Sarfaraz Khan: A Mumbai maidan cricketer’s long journey to India Test cap
Al Jazeera
Once hailed as one of India’s brightest prospects, Sarfaraz spent years waiting for a chance to play for his country.
Mumbai, India – Batting for nearly 10 hours at Mumbai’s Cross Maidan, Sarfaraz Khan first stole the limelight as a schoolboy in 2009 when he rewrote the history of the famed ground in the Indian metropolis renowned for producing great batters.
The then-12-year-old recorded the highest-ever score in the Harris Shield, a tournament known as the Holy Grail of school cricket in the city.
Dressed in traditional cricket whites – loose-fitting white shirt and track pants – the strongly-built boy from Kurla, an eastern lower middle-class suburb of the bustling city, scored 439 runs and became a national sensation.

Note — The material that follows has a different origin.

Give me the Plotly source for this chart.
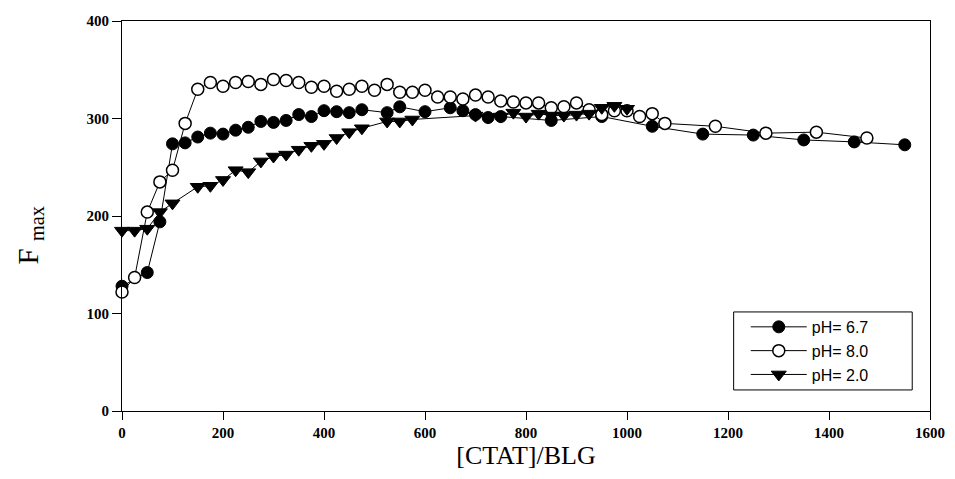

Playing for Rizvi Springfield in the Under-16 category, Sarfaraz hit 56 fours and 12 sixes in his innings as he broke Ramesh Nagdev’s 46-year-old record of 427 not out. On his way, Sarfaraz went past the score of another Ramesh – the 346 runs scored by cricket legend Sachin Ramesh Tendulkar in 1988.
Following Sarfaraz’s record-breaking achievement, local newspapers and national media were quick to wonder if he would be “the next Tendulkar”, but the prodigy slid into obscurity.